My Starbucks Love Story

Blah blah independent coffeeshops blah blah fair trade blah blah coffee bean prices blah blah blah.

Blah.

I love Starbucks. Here’s why.

Blah blah independent coffeeshops blah blah fair trade blah blah coffee bean prices blah blah blah.

Blah.

I love Starbucks. Here’s why.

The first time I understood what coffee truly meant was the summer between my junior and senior years of high school. The small Wisconsin town where I grew up had numerous “coffee shops” that opened at 4 a..m. for the early shift workers, but boutique coffee had not yet arrived. Cappucino could be had in Italian restaurants, sometimes. Order it at Bessie’s Donuts, and Bess was likely to spit in the cup of brown water she poured you.

So during that fateful summer, I was taking a creative writing class in downtown Chicago, coming down to the big city by myself twice a week on the train and walking the six blocks to the college building where it was held. And on the way, right on the corner of Jackson, was a Starbucks.

One morning, no tepid half-decaf available at home, the smell of strong coffee drew me inside. There was a menu with about 20 words I didn’t recognize, hissing and banging noises coming from a huge machine, and a guy in an apron who looked at me expectantly. I blurted out the same thing I’d heard the guy in front of me say. “Cappuccino, please.”

The people behind me shifted and bumped until I was at the end of the line with an impossibly small cup, my wallet $3 lighter. I poured in sugar, again, because the man ahead of me, in a gray business suit with a black briefcase, did the same. And sipped.

Cappuccino tasted like the big city to me, strong and harsh and burning on my tongue. Around me at the counter, standing (no room to sit down, or time) stood people in stockings and sneakers, two girls with blue and purple streaked hair, and one guy with a bike wheel over his shoulder. People pushed past us, the revolving door turning like a ferris wheel, slow and steady. Every morning I came up out of the train station and onto the sidewalk and these buildings, taller than anything I’d ever seen before, formed canyons down which rivers of people walked, all in one direction, steadily, before 9 a.m.

I vowed right then and there that I would work in this city, I would come and live here, I’d drink cappuccino every day and feel this rush of energy, the sound of the train going by like an ocean wave crashing overhead, even in sleep nobody relaxed here. And the people I met in this class, from all over, ravers and students and descendents (one girl told me, tracking down her ancestry for a story, that she’d found the actual ship her relatives were kidnapped and brought on) of slaves, big city people, who were loud and argued, just like me.
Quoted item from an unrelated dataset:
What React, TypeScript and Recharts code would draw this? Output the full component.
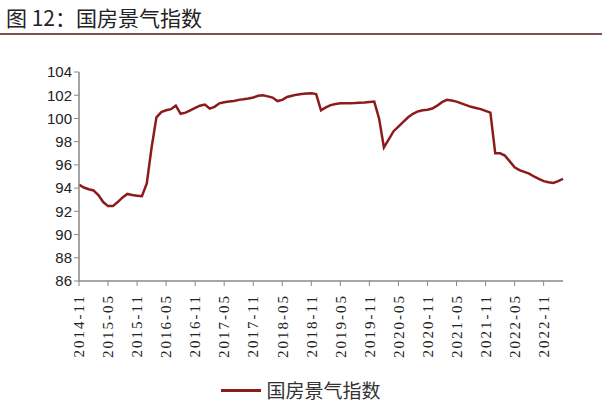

At my high school reunion a year ago, people asked, “So what are you doing now?” I’d dieted for months, tanned, paid too much for a dress and haircut because I wasn’t rich when I knew them and they’d made fun of my poor clothes, my frizzy braids. I’d told them, in one of those stupid class exercises way back when, that I’d wanted to be a writer and live in the city. Everybody wrote down their childhood dreams and their current situations. Few matched. Mine did, and I wondered for a moment if it was foolish, that kind of consistency. People say single-minded and it’s not always a compliment.

I thought about telling them I was drinking cappuccino. How that first sip always reminds me of the hazy summer mornings, the train, the street. How the taste reminds me how far I’ve come.

There’s a Starbucks in that small town now. They’d have known what I was talking about.

But I didn’t think they’d understand.